Anne Eveleth hit the deck with hundreds of others as bullets flew at Umlazi’s King Zwelithini Stadium on Monday
The deadly crackle of gunfire punctured the air as tens of thousands of African National Congress and Congress of South African Trade Unions (Cosatu) supporters thronged the stands of Umlazi’s King Zwelithini Stadium for a Cosatu Worker’s Day rally last Monday afternoon.
Crowds of people hit the deck and others poured out on to the Mangosuthu Buthelezi highway following the sounds of the bullets. Rally participants formed a human wall on the embankment surrounding the stadium searching the surrounding hills for their attackers.
The alliance’s biggest rally in KwaZulu/Natal since last year’s general election had come under attack. Hundreds of people stood overlooking the Unit 17 men’s hostel on an adjacent hilltop, the Inkatha Freedom Party’s biggest stronghold in the township, marked unmistakably by rows of rust-brick houses. Residents meeting there since the morning had not dispersed, and police reported using rubber bullets and tear gas to prevent a group of 500 IFP supporters marching to the rally.
Undeterred, President Nelson Mandela joined Cosatu President John Gomomo and other alliance leaders on the podium, as police and army personnel searched nearby houses and shacks while security vehicles careened through the streets searching frantically for the assailants. As more shots sent his supporters ducking behind rows of buses outside, Mandela departed from his speech to let loose perhaps the most militant remark of his presidency: “(Inkatha) should know it is (central government) who is giving them money and they are using the money against my government … should they continue, I’m going to withdraw the money.”

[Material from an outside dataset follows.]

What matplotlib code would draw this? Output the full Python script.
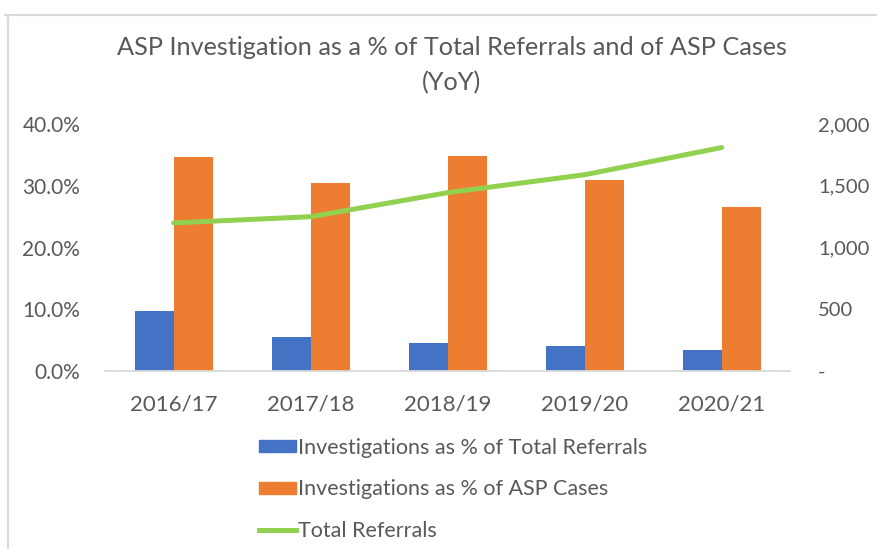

A week earlier in the same stadium, IFP leader and Home Affairs Minister Mangosuthu Buthelezi had urged his supporters in the province to “rise and resist the central
Feelings of deja vu washed over those who had witnessed the tense stand-off between the two groups in the same place a little over a year ago. Groups of activists outside prepared to march defiantly toward the hostel, but were talked out of it by peace monitors. Each subsequent burst of intermittent gunfire raised the already high tensions on the ground, but Mandela continued speaking.
As Helena Slovo accepted an award on behalf of her late husband, Joe, pillars of black smoke billowed ominously over the embankment from a row of houses torched across the road. More shots rang out, each volley closer than the one before, as Mandela and Mbongeni Ngema led the crowd in a farewell chorus of liberation songs.
On the embankment behind him, three people fell to the ground. Thousands of others sought safety amid the chaos in their buses. The singing continued as groups of people carried their fallen comrades into the stadium. Rescue workers rushed to the aid of a youth whose head and shoulders oozed blood. He struggled to breathe as rescue workers connected him to an oxygen mask and sucked blood from his mouth with a plastic tube.
A man with an unidentified gunshot wound writhed in pain next to him; another stumbled in with a bullet graze across his stomach. ANC marshalls radioed for help, while provincial leaders briefed the press on other casualties outside. The rally was over and Mandela finally agreed to go. A police Nyala escorted him to his helicopter as police blockaded the main exit route past the hostel. Buses joined the interminable queue on the alternative route through an ANC stronghold, where residents lined the road delivering buckets of water to the passengers.
Inside the stadium, rescue workers fought for the life of the most serious victim as they waited for an ambulance after he was deemed “too unstable” for transport in the rescue helicopter which had landed on the field. Moments after paramedics covered him in an aluminium blanket, three shots fired into the stadium sent rescue workers, marshalls and journalists diving for cover behind nearby vehicles.
ANC leaders drew their guns and scanned the surrounding landscape for gunmen. Two figures stood in front of a row of houses directly overlooking the back of the stadium. The squatter camp next to the stadium was now deserted. Hundreds of hostel residents continued their vigil from the adjacent hill as the lucky ones made their way to safety.
Police later tallied six injuries and one abduction for the day. Six houses were burned and a seventh person was injured at midnight on the day which revived memories of what was once called the “killing fields” of South Africa. The local election countdown had begun.